Looking at Samba logs and doing some analysis - here is what it shows:

  1. During 2-3 TM sessions large number of files has been accessed, some of them multiple times:

    925 sparsebundle/bands/233,
    927 sparsebundle/bands/1e0,
    1246 sparsebundle/bands/109,
    1308 sparsebundle/bands/1d5e9,
    1510 sparsebundle/bands/1f6,
    1580 sparsebundle/bands/1c,
    1675 sparsebundle/bands/1d5ac,
    2150 sparsebundle/bands/22c,
    3272 sparsebundle/bands/239,
    3440 sparsebundle/bands/236,
    3928 sparsebundle/bands/237,
    4646 sparsebundle/bands/238,

    In total 421 files (1TB limitation set, almost full - 2 years worth of backups).

  2. Looking at offset of accessed files - it is dispersed:

    103 sparsebundle/bands/48, length=8192 offset=1486848 wrote=8192
    103 sparsebundle/bands/88, length=8192 offset=1486848 wrote=8192
    126 sparsebundle/bands/c8, length=8192 offset=1486848 wrote=8192
    127 sparsebundle/bands/28, length=8192 offset=1486848 wrote=8192
    139 sparsebundle/bands/238, length=8192 offset=7229440 wrote=8192
    151 sparsebundle/bands/28, length=8192 offset=1511424 wrote=8192
    174 sparsebundle/bands/1c, length=4096 offset=5636096 wrote=4096
    182 sparsebundle/bands/229, length=8192 offset=5115904 wrote=8192
    218 sparsebundle/bands/1a8, length=8192 offset=1486848 wrote=8192
    234 sparsebundle/bands/188, length=8192 offset=1511424 wrote=8192
    240 sparsebundle/bands/28, length=16384 offset=1486848 wrote=16384
    286 sparsebundle/bands/1e8, length=8192 offset=1486848 wrote=8192
    320 sparsebundle/bands/237, length=8192 offset=856064 wrote=8192
    413 sparsebundle/bands/188, length=8192 offset=1486848 wrote=8192
    470 sparsebundle/bands/19, length=4096 offset=20480 wrote=4096
    847 sparsebundle/bands/1c, length=4096 offset=6729728 wrote=4096
  3. Amounts of data written - is relatively small as per earlier feeling and confirmed to be even smaller - literally 4k/8k blocks at various offset of the file, though surprisingly often, at same offset. This tells us that same location is written multiple times and by the way of deduction, I'd shoot it is sparse bundle FS metadata, especially as these most often accessed are the relatively low number from bands perspective.
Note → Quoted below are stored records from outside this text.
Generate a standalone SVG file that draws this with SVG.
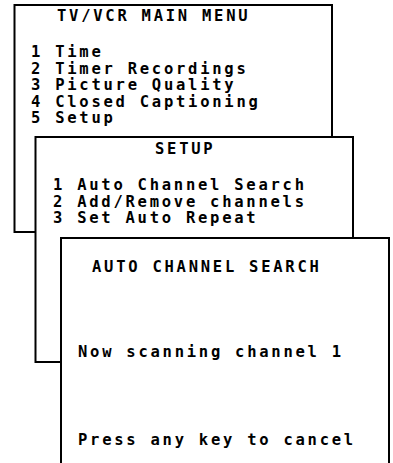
<svg xmlns="http://www.w3.org/2000/svg" width="393" height="463" viewBox="0 0 393 463">
<style>
.box{fill:#fff;stroke:#000;stroke-width:2}
text{font-family:"DejaVu Sans Mono","Liberation Mono",monospace;font-weight:bold;font-size:15.5px;letter-spacing:2.75px;fill:#000}
</style>
<rect width="393" height="463" fill="#fff"/>
<g id="main-menu">
<rect class="box" x="14.5" y="5" width="317.5" height="227"/>
<text x="57" y="21">TV/VCR MAIN MENU</text>
<text x="31" y="57">1 Time</text>
<text x="31" y="73.5">2 Timer Recordings</text>
<text x="31" y="90">3 Picture Quality</text>
<text x="31" y="106.5">4 Closed Captioning</text>
<text x="31" y="123">5 Setup</text>
</g>
<g id="setup">
<rect class="box" x="35.5" y="137" width="317.5" height="225"/>
<text x="155" y="154">SETUP</text>
<text x="53" y="190">1 Auto Channel Search</text>
<text x="53" y="206.5">2 Add/Remove channels</text>
<text x="53" y="223">3 Set Auto Repeat</text>
</g>
<g id="auto-channel-search">
<rect class="box" x="61" y="238" width="328" height="240"/>
<text x="92" y="272">AUTO CHANNEL SEARCH</text>
<text x="78" y="357">Now scanning channel 1</text>
<text x="78" y="445">Press any key to cancel</text>
</g>
<g id="connectors"></g>
</svg>
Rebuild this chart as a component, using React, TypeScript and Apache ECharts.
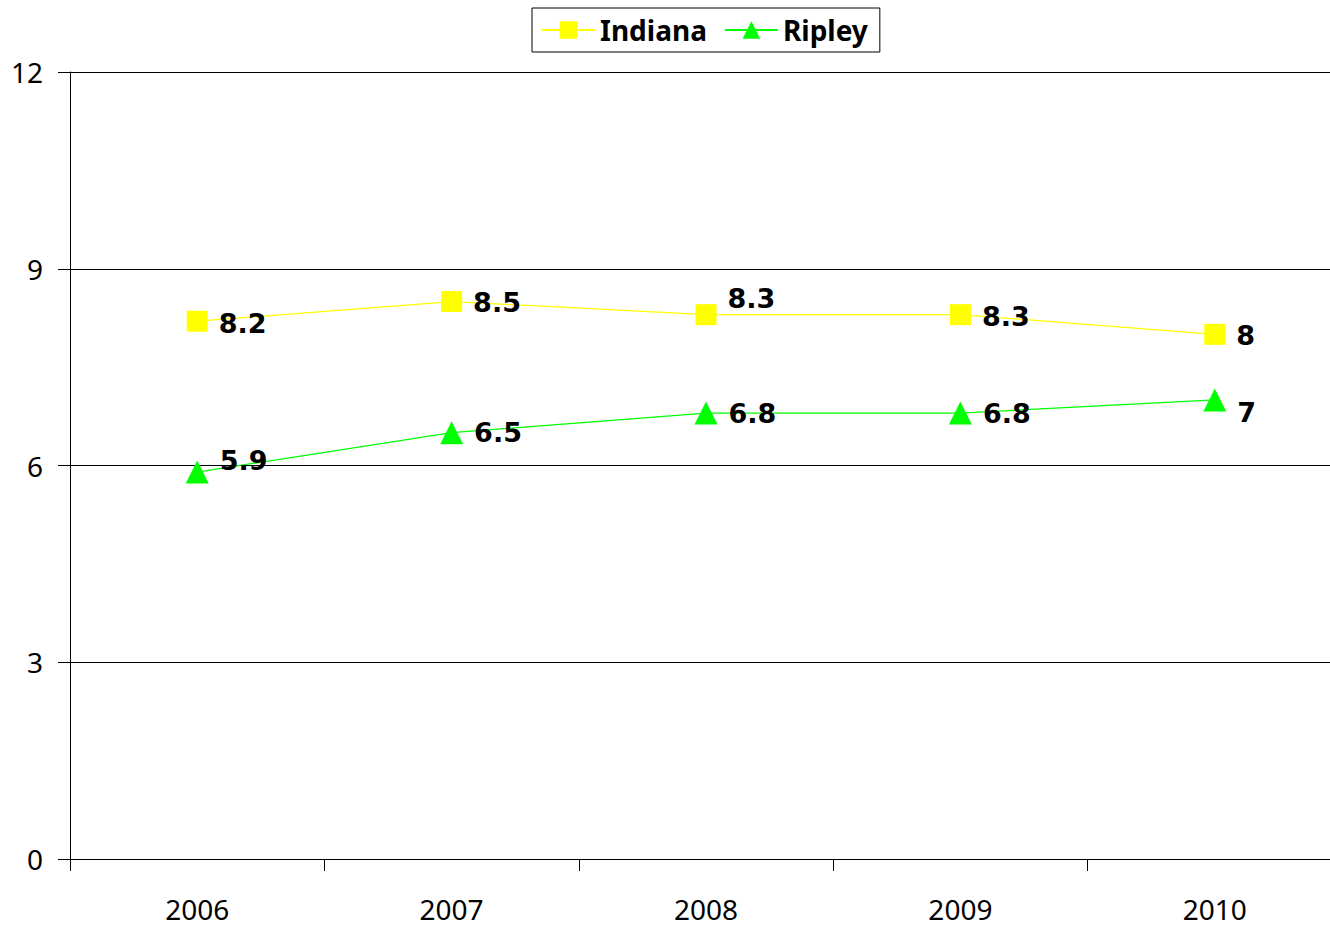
import React, { useEffect, useRef } from "react";
import * as echarts from "echarts";

const years = ["2006", "2007", "2008", "2009", "2010"];
const indiana = [8.2, 8.5, 8.3, 8.3, 8.0];
const ripley = [5.9, 6.5, 6.8, 6.8, 7.0];
const indianaLabelDy = [2, 1, -16, 2, 1];
const ripleyLabelDy = [-12, 0, 0, 0, 13];

const FONT = "Noto Sans";
const LABEL_FONT = "DejaVu Sans";

export default function App() {
  const ref = useRef<HTMLDivElement>(null);
  useEffect(() => {
    document.body.style.margin = "0";
    const chart = echarts.init(ref.current!, null, { renderer: "svg" });
    const mk = (vals: number[], dys: number[]) =>
      vals.map((v, i) => ({ value: v, label: { offset: [0, dys[i]] } }));
    const label = {
      show: true,
      position: "right" as const,
      distance: 11,
      fontFamily: LABEL_FONT,
      fontWeight: "bold" as const,
      fontSize: 27,
      color: "#000",
      formatter: (p: any) => String(p.value),
    };
    chart.setOption({
      animation: false,
      backgroundColor: "#fff",
      textStyle: { fontFamily: FONT },
      legend: {
        top: 8,
        left: 532,
        padding: [8, 12, 8, 9],
        itemGap: 17,
        itemWidth: 53,
        itemHeight: 22,
        borderColor: "#000",
        borderWidth: 1,
        textStyle: { fontFamily: FONT, fontWeight: "bold", fontSize: 28, color: "#000" },
        data: ["Indiana", "Ripley"],
      },
      grid: {
        left: 70,
        right: -12,
        top: 72,
        bottom: 68,
        containLabel: false,
        outerBoundsMode: "none",
      },
      xAxis: {
        type: "category",
        data: years,
        boundaryGap: true,
        axisLine: { lineStyle: { color: "#000", width: 1 } },
        axisTick: { show: true, length: 12, lineStyle: { color: "#000" } },
        axisLabel: { color: "#000", fontSize: 28, fontFamily: FONT, margin: 36 },
      },
      yAxis: {
        type: "value",
        min: 0,
        max: 12,
        interval: 3,
        axisLine: { show: true, lineStyle: { color: "#000", width: 1 } },
        axisTick: { show: true, length: 12, lineStyle: { color: "#000" } },
        axisLabel: { color: "#000", fontSize: 28, fontFamily: FONT, margin: 27 },
        splitLine: { show: true, lineStyle: { color: "#000", width: 1 } },
      },
      series: [
        {
          name: "Indiana",
          type: "line",
          data: mk(indiana, indianaLabelDy),
          symbol: "rect",
          symbolSize: 21,
          itemStyle: { color: "#FFFF00" },
          lineStyle: { color: "#FFFF00", width: 1.2 },
          label,
        },
        {
          name: "Ripley",
          type: "line",
          data: mk(ripley, ripleyLabelDy),
          symbol: "triangle",
          symbolSize: 23,
          itemStyle: { color: "#00FF00" },
          lineStyle: { color: "#00FF00", width: 1.2 },
          label,
        },
      ],
    });
    return () => chart.dispose();
  }, []);
  return <div ref={ref} style={{ width: 1330, height: 927 }} />;
}
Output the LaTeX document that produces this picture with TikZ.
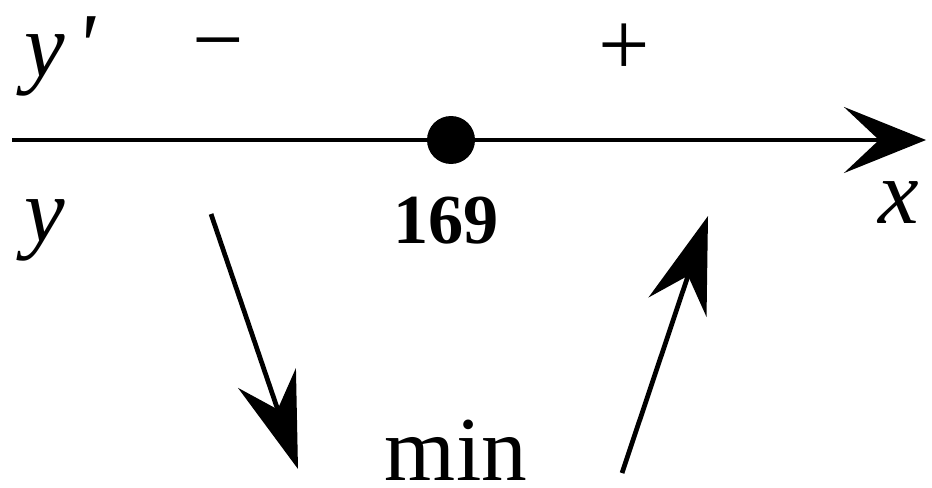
\documentclass[tikz,border=0pt]{standalone}
\usepackage{fontspec}
\newfontfamily\tf{Liberation Serif}
\usetikzlibrary{arrows.meta}
\tikzset{
  lbl/.style={inner sep=0pt, anchor=base west, font=\tf\fontsize{52}{60}\selectfont},
  axisarrow/.style={line width=2.6pt, -{Stealth[length=1.64cm,width=1.32cm,inset=0.7cm]}},
  slantarrow/.style={line width=2.7pt, -{Stealth[length=1.92cm,width=1.22cm,inset=0.66cm]}},
  dotnode/.style={circle, fill, inner sep=0pt, minimum size=0.96cm},
}
\begin{document}
\begin{tikzpicture}[x=0.02cm,y=-0.02cm]
\useasboundingbox (0,0) rectangle (932,487);
% axis
\coordinate (axs) at (12,140);
\coordinate (axe) at (926,140);
\draw[axisarrow] (axs) -- (axe);
\node[dotnode] (crit) at (451,140) {};
% labels
\node[lbl] (yp) at (24,76) {\itshape y\hspace{0.12em}'};
\node[lbl] (yy) at (24,241) {\itshape y};
\node[lbl] (xx) at (878,223) {\itshape x};
\node[lbl, anchor=base] (minus) at (218,70) {\char"2212};
\node[lbl, anchor=base] (plus) at (624,75) {+};
\node[lbl, anchor=base, font=\tf\bfseries\fontsize{40}{48}\selectfont] (val) at (446,243) {169};
\node[lbl, anchor=base] (mn) at (456,480) {min};
% slanted arrows
\coordinate (d1) at (211,214);
\coordinate (d2) at (298,469);
\coordinate (u1) at (622,473);
\coordinate (u2) at (708,216);
\draw[slantarrow] (d1) -- (d2);
\draw[slantarrow] (u1) -- (u2);
\end{tikzpicture}
\end{document}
  4. There are also some larger portion of data being written too:

    sparsebundle/bands/1d, length=999424 offset=2519040 wrote=999424
    sparsebundle/bands/25, length=999424 offset=6017024 wrote=999424
    sparsebundle/bands/22, length=995328 offset=0 wrote=995328
    sparsebundle/bands/1d5d9, length=995328 offset=7393280 wrote=995328
    sparsebundle/bands/1d345, length=995328 offset=6909952 wrote=995328

    Some of the biggest ones were:

    98304
    98304
    98304
    983040
    991232
    995328
    995328
    995328
    999424
    999424

This all confirms the theory why it is so slow.

The challenge though is, how to make it faster.

Single TM backup is in this case ~360MB and having system with multiple GBs of RAM sitting at idle, take that, risks are taken that backup power is provided, so write to the disk should happen or data will be corrupted - question is how to speed it up?

Other problem might be... that sparsebundle might get broken easily (maybe, that I don't know) and then maybe all investigation is for nothing, as at the end of the day, it is about being able to recover. With that said, sparsebundle can not be that vulnerable as a network comms break might happen.

So, the key is - how to make sure it all operates via RAM and gets down to HDD in the background, in non-blocking (async) fashion.

Ideas? For starters I'd prefer to avoid some crazy overlay systems, which might work for PoC, but would be a no go for production. Hence priority is to identify if there are any Samba or kernel settings to enforce the buffer/cache usage and async operation.

mbentley commented 10 months ago

Closing due to age, let me know if there is anything I can help with.